■ Task brief: Copy every record below exactly as written, but leave out the pictures.

== Data provided

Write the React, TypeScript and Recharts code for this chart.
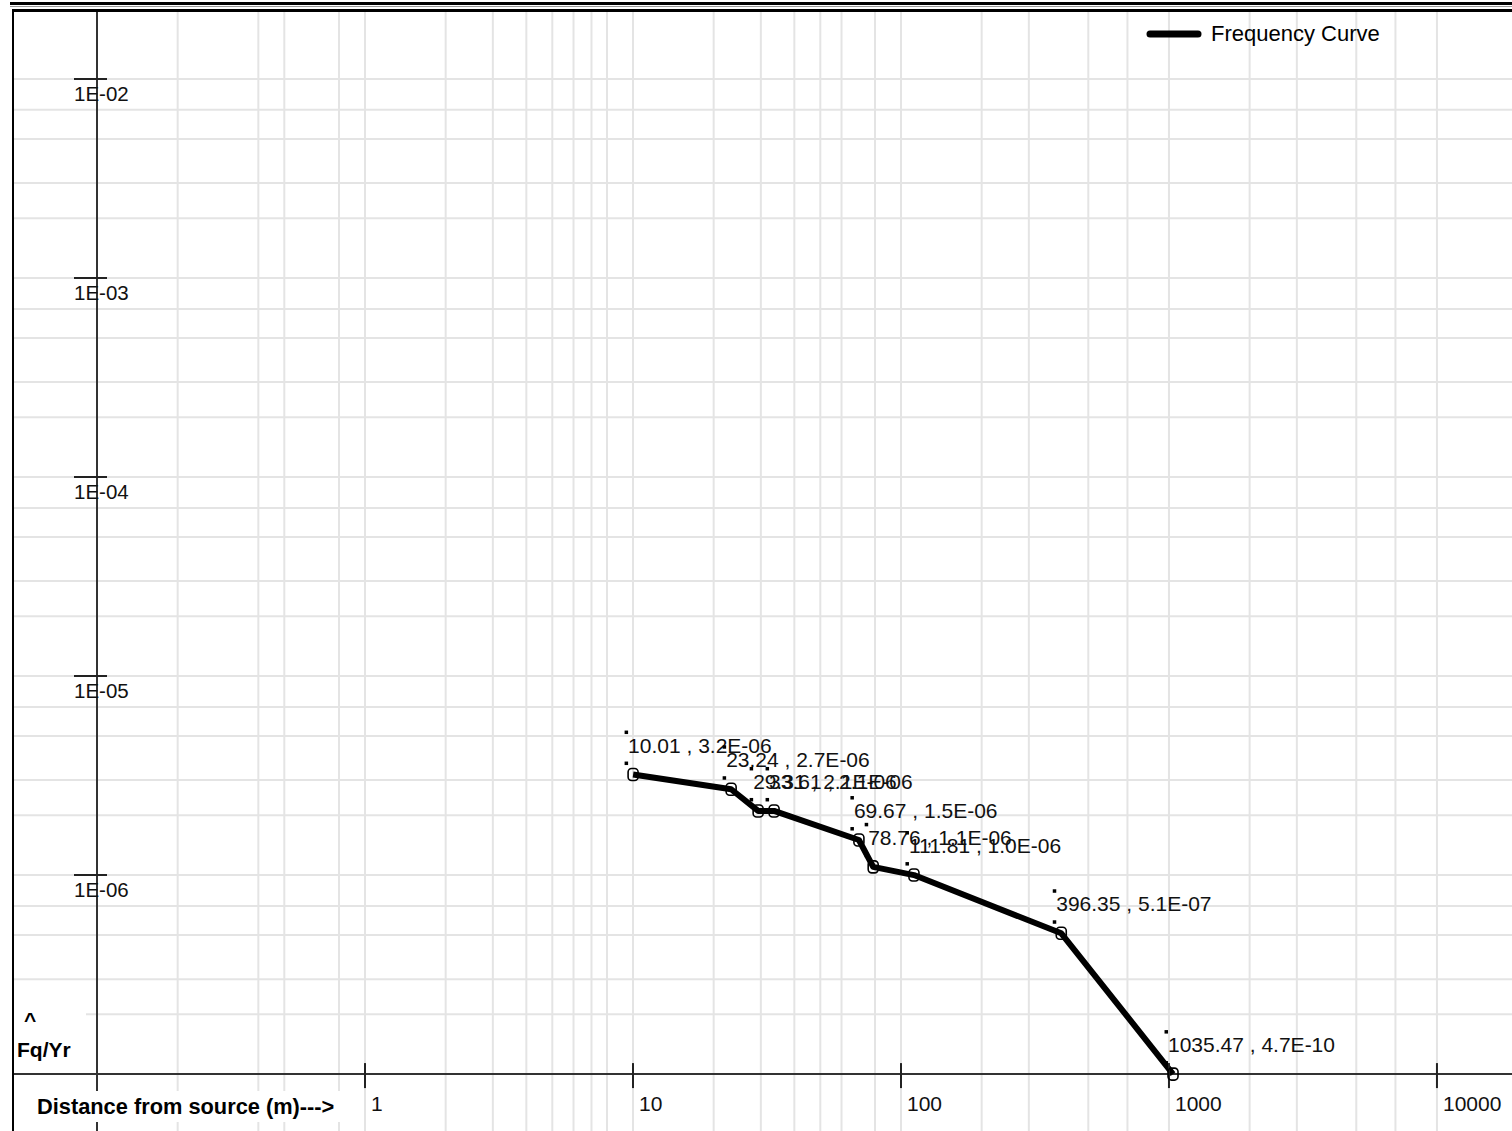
import React from 'react'
import {
  LineChart,
  Line,
  XAxis,
  YAxis,
  CartesianGrid,
  ReferenceLine,
  ReferenceDot,
  LabelList,
  Legend,
} from 'recharts'

// Frequency curve points (distance in m, frequency per year)
const distances = [10.01, 23.24, 29.31, 33.61, 69.67, 78.76, 111.81, 396.35, 1035.47]
const frequencies = [3.2e-6, 2.7e-6, 2.1e-6, 2.1e-6, 1.5e-6, 1.1e-6, 1.0e-6, 5.1e-7, 4.7e-10]

// Axis ticks
const xTickValues = [1, 10, 100, 1000, 10000]
const xTickLabels = ['1', '10', '100', '1000', '10000']
const yTickValues = [1e-2, 1e-3, 1e-4, 1e-5, 1e-6]
const yTickLabels = ['1E-02', '1E-03', '1E-04', '1E-05', '1E-06']

// Log grid: decades times 1..9
const xGridDecades = [0.1, 1, 10, 100, 1000]
const yGridDecades = [1e-7, 1e-6, 1e-5, 1e-4, 1e-3]
const gridSteps = [1, 2, 3, 4, 5, 6, 7, 8, 9]

const X_DOMAIN: [number, number] = [0.04901, 19055]
const Y_DOMAIN: [number, number] = [5.176e-8, 0.02223]
const X_ORIGIN = 0.1 // y axis crossing
const Y_FLOOR = 1e-7 // x axis crossing, lower values sit on it

const FONT = '"Liberation Sans", Arial, sans-serif'

const xGridValues = [...xGridDecades.flatMap((d) => gridSteps.map((k) => d * k)), 10000]
const yGridValues = [...yGridDecades.flatMap((d) => gridSteps.map((k) => d * k)), 1e-2]

function fmtExp(v: number) {
  const [m, e] = v.toExponential(1).split('e')
  const n = parseInt(e, 10)
  return `${m}E${n < 0 ? '-' : '+'}${String(Math.abs(n)).padStart(2, '0')}`
}

const data = distances.map((d, i) => ({
  distance: d,
  freq: frequencies[i],
  plotFreq: Math.max(frequencies[i], Y_FLOOR),
  label: `${d.toFixed(2)} , ${fmtExp(frequencies[i])}`,
}))

const Marker = (props: any) => {
  const { cx, cy, index } = props
  return (
    <rect
      key={`m-${index}`}
      x={cx - 5}
      y={cy - 6}
      width={10}
      height={12}
      rx={3.5}
      fill="none"
      stroke="#000"
      strokeWidth={1.6}
    />
  )
}

const PointLabel = (props: any) => {
  const { x, y, value, index } = props
  return (
    <g key={`l-${index}`}>
      <rect x={x - 8.5} y={y - 44} width={3.5} height={3.5} fill="#000" />
      <rect x={x - 8.5} y={y - 13} width={3.5} height={3.5} fill="#000" />
      <text x={x - 5} y={y - 22} fontFamily={FONT} fontSize={21} fill="#111">
        {value}
      </text>
    </g>
  )
}

const XTick = ({ cx, cy, text }: any) => (
  <g>
    <line x1={cx} x2={cx} y1={cy - 11} y2={cy + 14} stroke="#222" strokeWidth={2} />
    <text x={cx + 6} y={cy + 37} fontFamily={FONT} fontSize={21} fill="#111">
      {text}
    </text>
  </g>
)

const YTick = ({ cx, cy, text }: any) => (
  <g>
    <line x1={cx - 23} x2={cx + 10} y1={cy} y2={cy} stroke="#222" strokeWidth={2} />
    <text x={cx - 23} y={cy + 22} fontFamily={FONT} fontSize={20.5} fill="#111">
      {text}
    </text>
  </g>
)

const LegendBox = () => (
  <div style={{ display: 'flex', alignItems: 'center' }}>
    <svg width={60} height={12}>
      <line x1={7} x2={55} y1={6} y2={6} stroke="#000" strokeWidth={7} strokeLinecap="round" />
    </svg>
    <span style={{ fontFamily: FONT, fontSize: 22, color: '#000', marginLeft: 8 }}>Frequency Curve</span>
  </div>
)

export default function App() {
  return (
    <div
      style={{
        position: 'absolute',
        left: 0,
        top: 0,
        width: 1512,
        height: 1131,
        background: '#fff',
        overflow: 'hidden',
      }}
    >
      <LineChart width={1512} height={1131} data={data} margin={{ top: 10, right: 0, bottom: 0, left: 14 }}>
        <XAxis dataKey="distance" type="number" scale="log" domain={X_DOMAIN} allowDataOverflow hide />
        <YAxis type="number" scale="log" domain={Y_DOMAIN} allowDataOverflow hide />
        <CartesianGrid
          verticalValues={xGridValues}
          horizontalValues={yGridValues}
          stroke="#e4e4e4"
          strokeWidth={2}
        />

        {/* axes cross inside the plot */}
        <ReferenceLine x={X_ORIGIN} stroke="#333" strokeWidth={2} />
        <ReferenceLine y={Y_FLOOR} stroke="#333" strokeWidth={2} />

        {xTickValues.map((v, i) => (
          <ReferenceDot
            key={`xt-${v}`}
            x={v}
            y={Y_FLOOR}
            shape={(p: any) => <XTick {...p} text={xTickLabels[i]} />}
          />
        ))}
        {yTickValues.map((v, i) => (
          <ReferenceDot
            key={`yt-${v}`}
            x={X_ORIGIN}
            y={v}
            shape={(p: any) => <YTick {...p} text={yTickLabels[i]} />}
          />
        ))}

        <Line
          dataKey="plotFreq"
          name="Frequency Curve"
          type="linear"
          stroke="#000"
          strokeWidth={6}
          strokeLinejoin="round"
          dot={Marker}
          activeDot={false}
          isAnimationActive={false}
        >
          <LabelList dataKey="label" content={PointLabel} />
        </Line>

        <Legend
          layout="horizontal"
          verticalAlign="middle"
          align="center"
          content={LegendBox}
          wrapperStyle={{ left: 1143, top: 21, width: 'auto' }}
        />
      </LineChart>

      {/* frame */}
      <div style={{ position: 'absolute', left: 10, top: 2, width: 1502, height: 3, background: '#000' }} />
      <div style={{ position: 'absolute', left: 10, top: 6, width: 1502, height: 1, background: '#999' }} />
      <div style={{ position: 'absolute', left: 12, top: 9, width: 1500, height: 3, background: '#000' }} />
      <div style={{ position: 'absolute', left: 12, top: 9, width: 2, height: 1122, background: '#000' }} />

      {/* axis titles */}
      <div
        style={{
          position: 'absolute',
          left: 14,
          top: 1000,
          width: 72,
          height: 66,
          background: '#fff',
          fontFamily: FONT,
          fontWeight: 'bold',
          fontSize: 21,
          color: '#000',
          lineHeight: '24px',
        }}
      >
        <div style={{ paddingLeft: 10, paddingTop: 8 }}>^</div>
        <div style={{ paddingLeft: 3, paddingTop: 6 }}>Fq/Yr</div>
      </div>
      <div
        style={{
          position: 'absolute',
          left: 28,
          top: 1091,
          width: 328,
          height: 31,
          background: '#fff',
          fontFamily: FONT,
          fontWeight: 'bold',
          fontSize: 21.8,
          color: '#000',
          lineHeight: '31px',
          paddingLeft: 9,
          boxSizing: 'border-box',
          whiteSpace: 'nowrap',
        }}
      >
        Distance from source (m)---&gt;
      </div>
    </div>
  )
}
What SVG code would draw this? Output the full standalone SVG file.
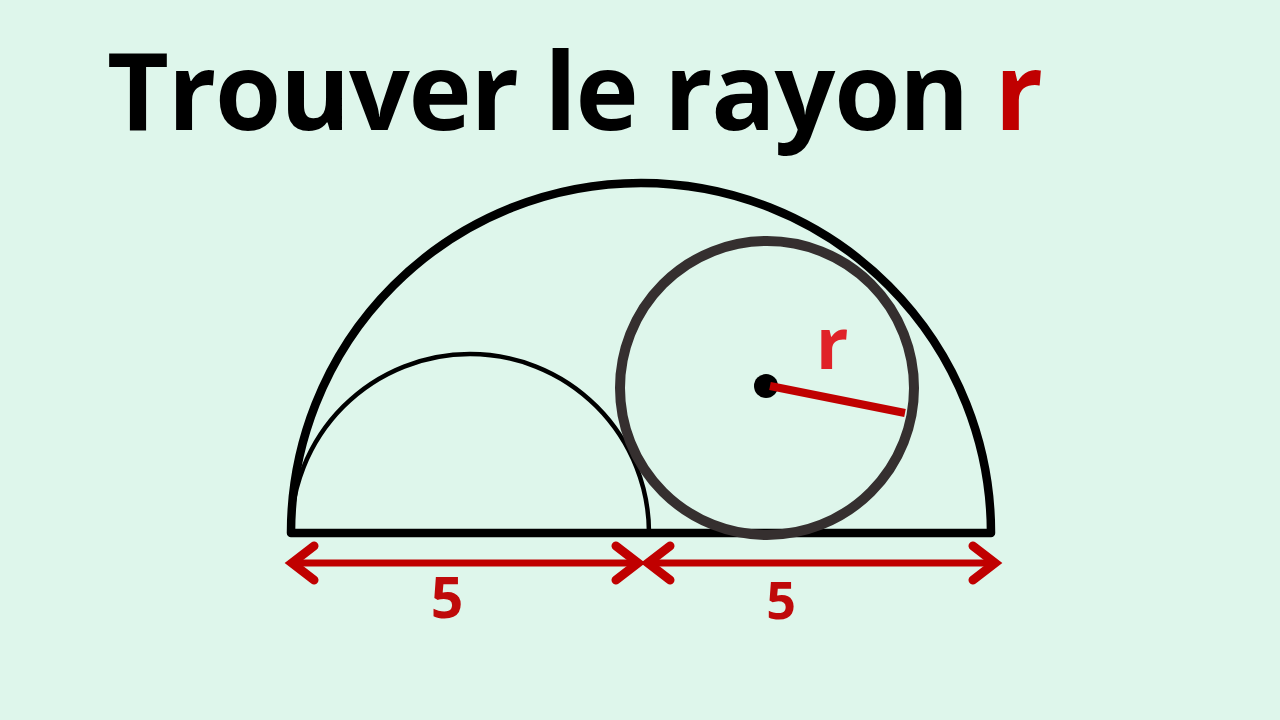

====

■ Worked answer:
Write the React, TypeScript and Recharts code for this chart.
import React from 'react'
import {
  LineChart,
  Line,
  XAxis,
  YAxis,
  CartesianGrid,
  ReferenceLine,
  ReferenceDot,
  LabelList,
  Legend,
} from 'recharts'

// Frequency curve points (distance in m, frequency per year)
const distances = [10.01, 23.24, 29.31, 33.61, 69.67, 78.76, 111.81, 396.35, 1035.47]
const frequencies = [3.2e-6, 2.7e-6, 2.1e-6, 2.1e-6, 1.5e-6, 1.1e-6, 1.0e-6, 5.1e-7, 4.7e-10]

// Axis ticks
const xTickValues = [1, 10, 100, 1000, 10000]
const xTickLabels = ['1', '10', '100', '1000', '10000']
const yTickValues = [1e-2, 1e-3, 1e-4, 1e-5, 1e-6]
const yTickLabels = ['1E-02', '1E-03', '1E-04', '1E-05', '1E-06']

// Log grid: decades times 1..9
const xGridDecades = [0.1, 1, 10, 100, 1000]
const yGridDecades = [1e-7, 1e-6, 1e-5, 1e-4, 1e-3]
const gridSteps = [1, 2, 3, 4, 5, 6, 7, 8, 9]

const X_DOMAIN: [number, number] = [0.04901, 19055]
const Y_DOMAIN: [number, number] = [5.176e-8, 0.02223]
const X_ORIGIN = 0.1 // y axis crossing
const Y_FLOOR = 1e-7 // x axis crossing, lower values sit on it

const FONT = '"Liberation Sans", Arial, sans-serif'

const xGridValues = [...xGridDecades.flatMap((d) => gridSteps.map((k) => d * k)), 10000]
const yGridValues = [...yGridDecades.flatMap((d) => gridSteps.map((k) => d * k)), 1e-2]

function fmtExp(v: number) {
  const [m, e] = v.toExponential(1).split('e')
  const n = parseInt(e, 10)
  return `${m}E${n < 0 ? '-' : '+'}${String(Math.abs(n)).padStart(2, '0')}`
}

const data = distances.map((d, i) => ({
  distance: d,
  freq: frequencies[i],
  plotFreq: Math.max(frequencies[i], Y_FLOOR),
  label: `${d.toFixed(2)} , ${fmtExp(frequencies[i])}`,
}))

const Marker = (props: any) => {
  const { cx, cy, index } = props
  return (
    <rect
      key={`m-${index}`}
      x={cx - 5}
      y={cy - 6}
      width={10}
      height={12}
      rx={3.5}
      fill="none"
      stroke="#000"
      strokeWidth={1.6}
    />
  )
}

const PointLabel = (props: any) => {
  const { x, y, value, index } = props
  return (
    <g key={`l-${index}`}>
      <rect x={x - 8.5} y={y - 44} width={3.5} height={3.5} fill="#000" />
      <rect x={x - 8.5} y={y - 13} width={3.5} height={3.5} fill="#000" />
      <text x={x - 5} y={y - 22} fontFamily={FONT} fontSize={21} fill="#111">
        {value}
      </text>
    </g>
  )
}

const XTick = ({ cx, cy, text }: any) => (
  <g>
    <line x1={cx} x2={cx} y1={cy - 11} y2={cy + 14} stroke="#222" strokeWidth={2} />
    <text x={cx + 6} y={cy + 37} fontFamily={FONT} fontSize={21} fill="#111">
      {text}
    </text>
  </g>
)

const YTick = ({ cx, cy, text }: any) => (
  <g>
    <line x1={cx - 23} x2={cx + 10} y1={cy} y2={cy} stroke="#222" strokeWidth={2} />
    <text x={cx - 23} y={cy + 22} fontFamily={FONT} fontSize={20.5} fill="#111">
      {text}
    </text>
  </g>
)

const LegendBox = () => (
  <div style={{ display: 'flex', alignItems: 'center' }}>
    <svg width={60} height={12}>
      <line x1={7} x2={55} y1={6} y2={6} stroke="#000" strokeWidth={7} strokeLinecap="round" />
    </svg>
    <span style={{ fontFamily: FONT, fontSize: 22, color: '#000', marginLeft: 8 }}>Frequency Curve</span>
  </div>
)

export default function App() {
  return (
    <div
      style={{
        position: 'absolute',
        left: 0,
        top: 0,
        width: 1512,
        height: 1131,
        background: '#fff',
        overflow: 'hidden',
      }}
    >
      <LineChart width={1512} height={1131} data={data} margin={{ top: 10, right: 0, bottom: 0, left: 14 }}>
        <XAxis dataKey="distance" type="number" scale="log" domain={X_DOMAIN} allowDataOverflow hide />
        <YAxis type="number" scale="log" domain={Y_DOMAIN} allowDataOverflow hide />
        <CartesianGrid
          verticalValues={xGridValues}
          horizontalValues={yGridValues}
          stroke="#e4e4e4"
          strokeWidth={2}
        />

        {/* axes cross inside the plot */}
        <ReferenceLine x={X_ORIGIN} stroke="#333" strokeWidth={2} />
        <ReferenceLine y={Y_FLOOR} stroke="#333" strokeWidth={2} />

        {xTickValues.map((v, i) => (
          <ReferenceDot
            key={`xt-${v}`}
            x={v}
            y={Y_FLOOR}
            shape={(p: any) => <XTick {...p} text={xTickLabels[i]} />}
          />
        ))}
        {yTickValues.map((v, i) => (
          <ReferenceDot
            key={`yt-${v}`}
            x={X_ORIGIN}
            y={v}
            shape={(p: any) => <YTick {...p} text={yTickLabels[i]} />}
          />
        ))}

        <Line
          dataKey="plotFreq"
          name="Frequency Curve"
          type="linear"
          stroke="#000"
          strokeWidth={6}
          strokeLinejoin="round"
          dot={Marker}
          activeDot={false}
          isAnimationActive={false}
        >
          <LabelList dataKey="label" content={PointLabel} />
        </Line>

        <Legend
          layout="horizontal"
          verticalAlign="middle"
          align="center"
          content={LegendBox}
          wrapperStyle={{ left: 1143, top: 21, width: 'auto' }}
        />
      </LineChart>

      {/* frame */}
      <div style={{ position: 'absolute', left: 10, top: 2, width: 1502, height: 3, background: '#000' }} />
      <div style={{ position: 'absolute', left: 10, top: 6, width: 1502, height: 1, background: '#999' }} />
      <div style={{ position: 'absolute', left: 12, top: 9, width: 1500, height: 3, background: '#000' }} />
      <div style={{ position: 'absolute', left: 12, top: 9, width: 2, height: 1122, background: '#000' }} />

      {/* axis titles */}
      <div
        style={{
          position: 'absolute',
          left: 14,
          top: 1000,
          width: 72,
          height: 66,
          background: '#fff',
          fontFamily: FONT,
          fontWeight: 'bold',
          fontSize: 21,
          color: '#000',
          lineHeight: '24px',
        }}
      >
        <div style={{ paddingLeft: 10, paddingTop: 8 }}>^</div>
        <div style={{ paddingLeft: 3, paddingTop: 6 }}>Fq/Yr</div>
      </div>
      <div
        style={{
          position: 'absolute',
          left: 28,
          top: 1091,
          width: 328,
          height: 31,
          background: '#fff',
          fontFamily: FONT,
          fontWeight: 'bold',
          fontSize: 21.8,
          color: '#000',
          lineHeight: '31px',
          paddingLeft: 9,
          boxSizing: 'border-box',
          whiteSpace: 'nowrap',
        }}
      >
        Distance from source (m)---&gt;
      </div>
    </div>
  )
}
What SVG code would draw this? Output the full standalone SVG file.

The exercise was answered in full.